On May 1, Wisconsin Attorney General Josh Kaul sent a letter to the state Department of Natural Resources (DNR) stating he has withdrawn an opinion from his predecessor interpreting 2011 Act 21’s effects on DNR permitting.
In 2016, former Attorney General Brad Schimel issued an opinion concluding that DNR lacks regulatory authority to require cumulative environmental impact analyses and/or monitoring wells as conditions to granting high capacity well permits under Wis. Stat. § 281.34. The Schimel opinion rests on 2011 WI Act 21, which prevents agencies from promulgating policies with the force of law without explicit legislative authority.
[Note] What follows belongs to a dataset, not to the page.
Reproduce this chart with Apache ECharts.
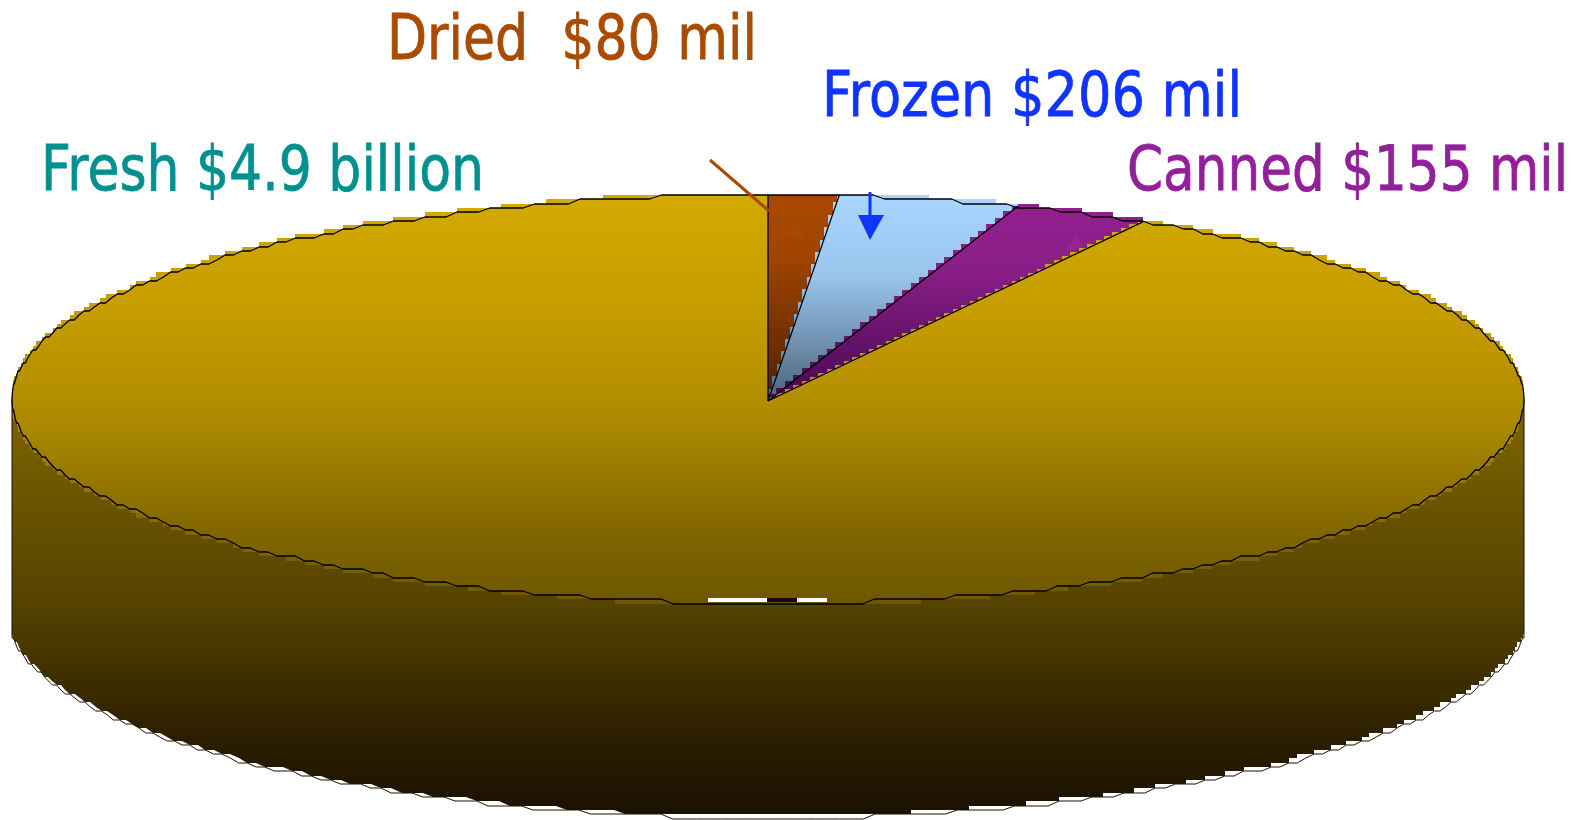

Per the Schimel opinion, DNR began issuing high capacity well permits without considering cumulative environmental impact. Environmental advocacy group Clean Wisconsin then challenged those permit approvals in court, arguing that a 2011 state Supreme Court decision, Lake Beulah Management District v. DNR, said DNR has the authority to preserve waters of the state under the constitutional and statutory public trust doctrines. The Clean Wisconsin case is now before the Wisconsin Supreme Court, which accepted the case last year.
In his letter to DNR Secretary Preston Cole this month, AG Kaul withdrew the Schimel opinion on which DNR was relying for the high capacity well permit approvals. The Kaul letter cites the circuit court decision in Clean Wisconsin – that court found the Schimel opinion was incorrect and contradictory to Lake Beulah.
However, it is unclear if the Schimel opinion is officially “incorrect,” as the circuit court decision has been appealed. The Supreme Court in Clean Wisconsin now has the opportunity to clarify whether Lake Beulah actually addressed the newly enacted 2011 Act 21. The Clean Wisconsin case is currently on hold at the Supreme Court.